EXERCISE DETAILS
Everything from the first line of the data through the line with "width=0.5pt] (tt) -- (tb);" is to be echoed exactly, minus the pictures.

RECORDED INFORMATION
^^^^

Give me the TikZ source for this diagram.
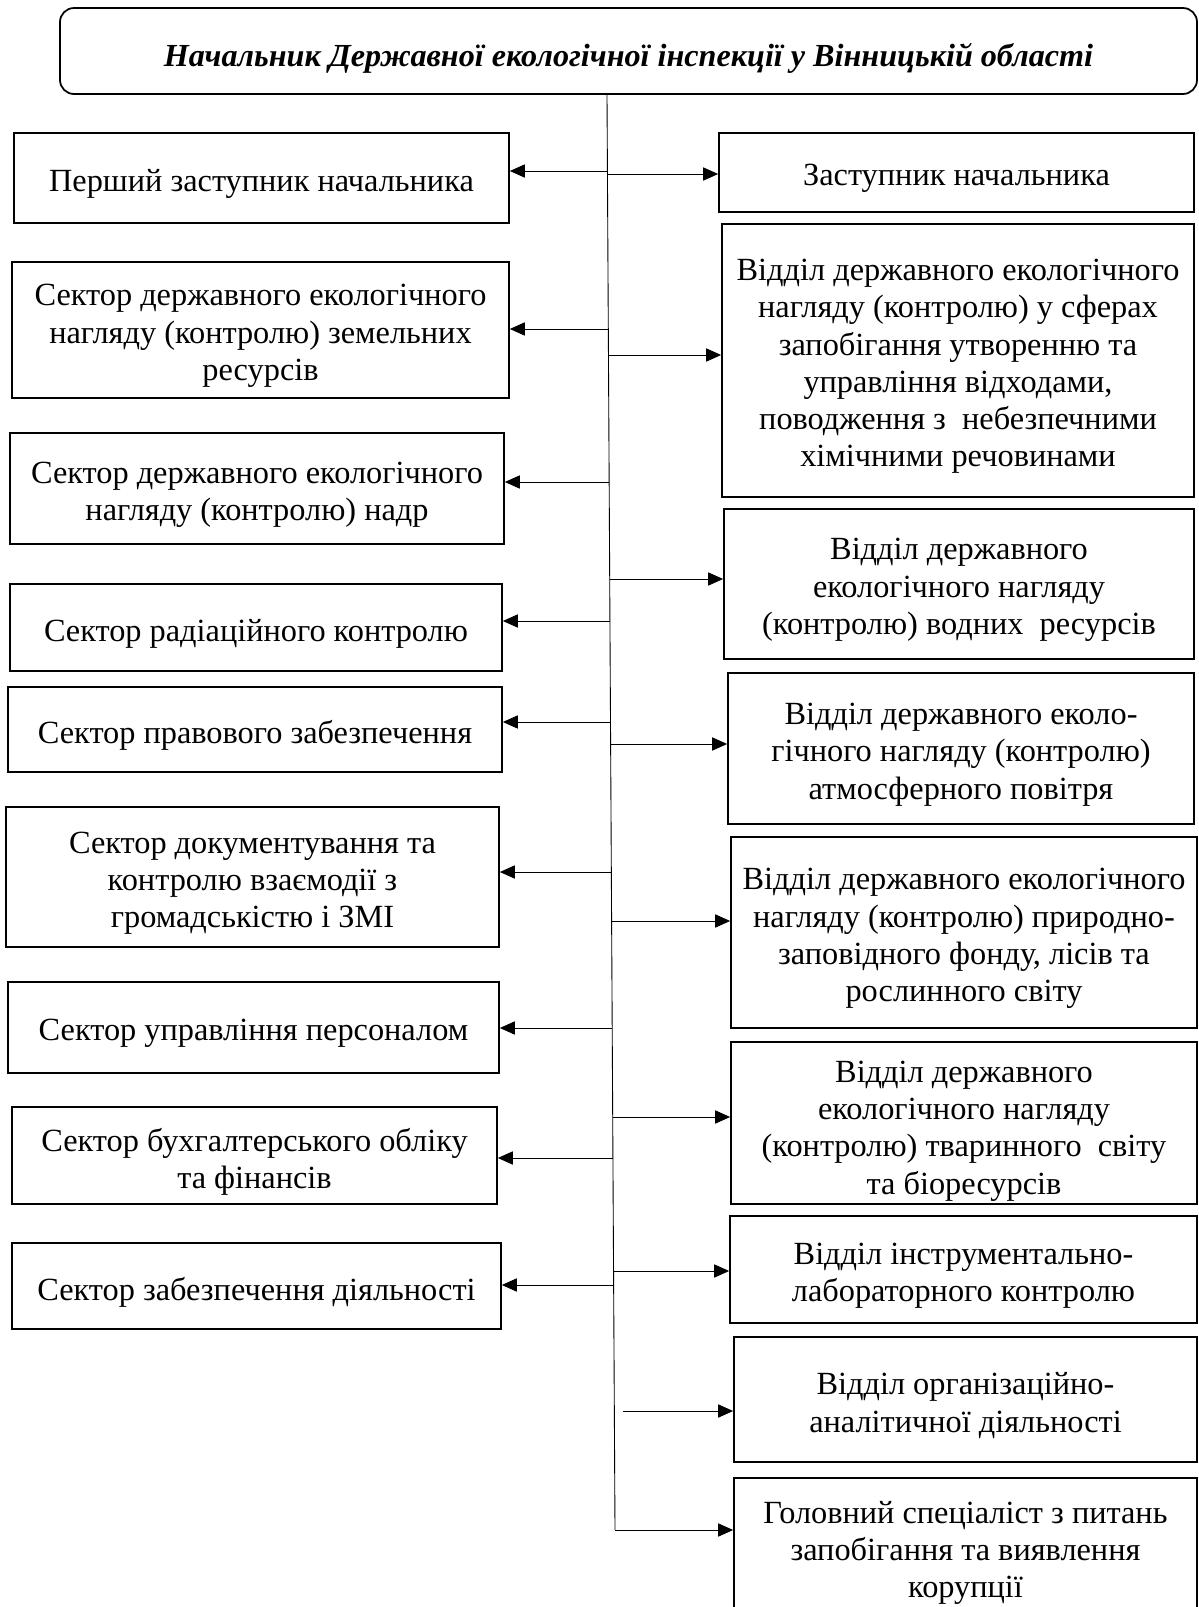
\documentclass[tikz,border=0pt]{standalone}
\usepackage{fontspec}
\setmainfont{Liberation Serif}
\usepackage{tikz}
\usetikzlibrary{arrows.meta,positioning,calc,shapes}

\begin{document}
\begin{tikzpicture}[x=0.02cm,y=-0.02cm,
  box/.style={draw,line width=1pt,inner sep=0pt},
  txt/.style={align=center,inner sep=0pt,yshift=-0.12cm,
    font=\fontsize{18.4}{21.2}\selectfont},
  wh/.style 2 args={minimum width=#1*0.02cm,minimum height=#2*0.02cm},
  arr/.style={line width=0.5pt,-{Triangle[length=8.5pt,width=7.5pt]}}]
\useasboundingbox (0,0) rectangle (1199,1607);

% Head
\node[box,rounded corners=8pt,wh={1137}{86},
  label={[txt,yshift=-0.02cm,font=\fontsize{18.3}{21}\selectfont\bfseries\itshape]center:{Начальник Державної екологічної інспекції у Вінницькій області}}]
  (head) at (628.5,51) {};

% Trunk
\coordinate (tt) at (607,94);
\coordinate (tb) at (615,1530);
\draw[line width=0.5pt] (tt) -- (tb);

% Left column
\node[box,wh={495}{90},label={[txt]center:{Перший заступник начальника}}] (l1) at (261.5,178) {};
\node[box,wh={497}{136},label={[txt]center:{Сектор державного екологічного\\нагляду (контролю) земельних\\ресурсів}}] (l2) at (260.5,330) {};
\node[box,wh={494}{111},label={[txt]center:{Сектор державного екологічного\\нагляду (контролю) надр}}] (l3) at (257,488.5) {};
\node[box,wh={492}{87},label={[txt]center:{Сектор радіаційного контролю}}] (l4) at (256,627.5) {};
\node[box,wh={494}{85},label={[txt]center:{Сектор правового забезпечення}}] (l5) at (255,729.5) {};
\node[box,wh={493}{140},label={[txt]center:{Сектор документування та\\контролю взаємодії з\\громадськістю і ЗМІ}}] (l6) at (252.5,877) {};
\node[box,wh={491}{91},label={[txt]center:{Сектор управління персоналом}}] (l7) at (253.5,1027.5) {};
\node[box,wh={485}{97},label={[txt]center:{Сектор бухгалтерського обліку\\та фінансів}}] (l8) at (254.5,1155.5) {};
\node[box,wh={489}{86},label={[txt]center:{Сектор забезпечення діяльності}}] (l9) at (256.5,1286) {};

% Right column
\node[box,wh={475}{79},label={[txt]center:{Заступник начальника}}] (r1) at (956.5,172.5) {};
\node[box,wh={472}{273},label={[txt]center:{Відділ державного екологічного\\нагляду (контролю) у сферах\\запобігання утворенню та\\управління відходами,\\поводження з\ \ небезпечними\\хімічними речовинами}}] (r2) at (958,360.5) {};
\node[box,wh={470}{150},label={[txt]center:{Відділ державного\\екологічного нагляду\\(контролю) водних\ \ ресурсів}}] (r3) at (959,584) {};
\node[box,wh={466}{151},label={[txt]center:{Відділ державного еколо-\\гічного нагляду (контролю)\\атмосферного повітря}}] (r4) at (961,748.5) {};
\node[box,wh={466}{191},label={[txt]center:{Відділ державного екологічного\\нагляду (контролю) природно-\\заповідного фонду, лісів та\\рослинного світу}}] (r5) at (964,932.5) {};
\node[box,wh={466}{162},label={[txt,yshift=-0.04cm]center:{Відділ державного\\екологічного нагляду\\(контролю) тваринного\ \ світу\\та біоресурсів}}] (r6) at (964,1123) {};
\node[box,wh={467}{107},label={[txt]center:{Відділ інструментально-\\лабораторного контролю}}] (r7) at (963.5,1269.5) {};
\node[box,wh={463}{125},label={[txt]center:{Відділ організаційно-\\аналітичної діяльності}}] (r8) at (965.5,1399.5) {};
\node[box,wh={463}{138},label={[txt]center:{Головний спеціаліст з питань\\запобігання та виявлення\\корупції}}] (r9) at (965.5,1547) {};

% Arrows
\foreach \n/\y in {l1/171,l2/329,l3/482,l4/621,l5/722,l6/872,l7/1028,l8/1158,l9/1285}{
  \coordinate (t\n) at ($(tt)!{(\y-94)/1436}!(tb)$);
  \draw[arr] (t\n) -- (t\n -| \n.east);
}
\foreach \n/\y in {r1/174,r2/355,r3/579,r4/744,r5/921,r6/1117,r7/1271,r9/1530}{
  \coordinate (t\n) at ($(tt)!{(\y-94)/1436}!(tb)$);
  \draw[arr] (t\n) -- (t\n -| \n.west);
}
\coordinate (tr8) at (623,1411);
\draw[arr] (tr8) -- (tr8 -| r8.west);
\end{tikzpicture}
\end{document}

^^^^

EXERCISE OUTPUT
Give me the TikZ source for this diagram.
\documentclass[tikz,border=0pt]{standalone}
\usepackage{fontspec}
\setmainfont{Liberation Serif}
\usepackage{tikz}
\usetikzlibrary{arrows.meta,positioning,calc,shapes}

\begin{document}
\begin{tikzpicture}[x=0.02cm,y=-0.02cm,
  box/.style={draw,line width=1pt,inner sep=0pt},
  txt/.style={align=center,inner sep=0pt,yshift=-0.12cm,
    font=\fontsize{18.4}{21.2}\selectfont},
  wh/.style 2 args={minimum width=#1*0.02cm,minimum height=#2*0.02cm},
  arr/.style={line width=0.5pt,-{Triangle[length=8.5pt,width=7.5pt]}}]
\useasboundingbox (0,0) rectangle (1199,1607);

% Head
\node[box,rounded corners=8pt,wh={1137}{86},
  label={[txt,yshift=-0.02cm,font=\fontsize{18.3}{21}\selectfont\bfseries\itshape]center:{Начальник Державної екологічної інспекції у Вінницькій області}}]
  (head) at (628.5,51) {};

% Trunk
\coordinate (tt) at (607,94);
\coordinate (tb) at (615,1530);
\draw[line width=0.5pt] (tt) -- (tb);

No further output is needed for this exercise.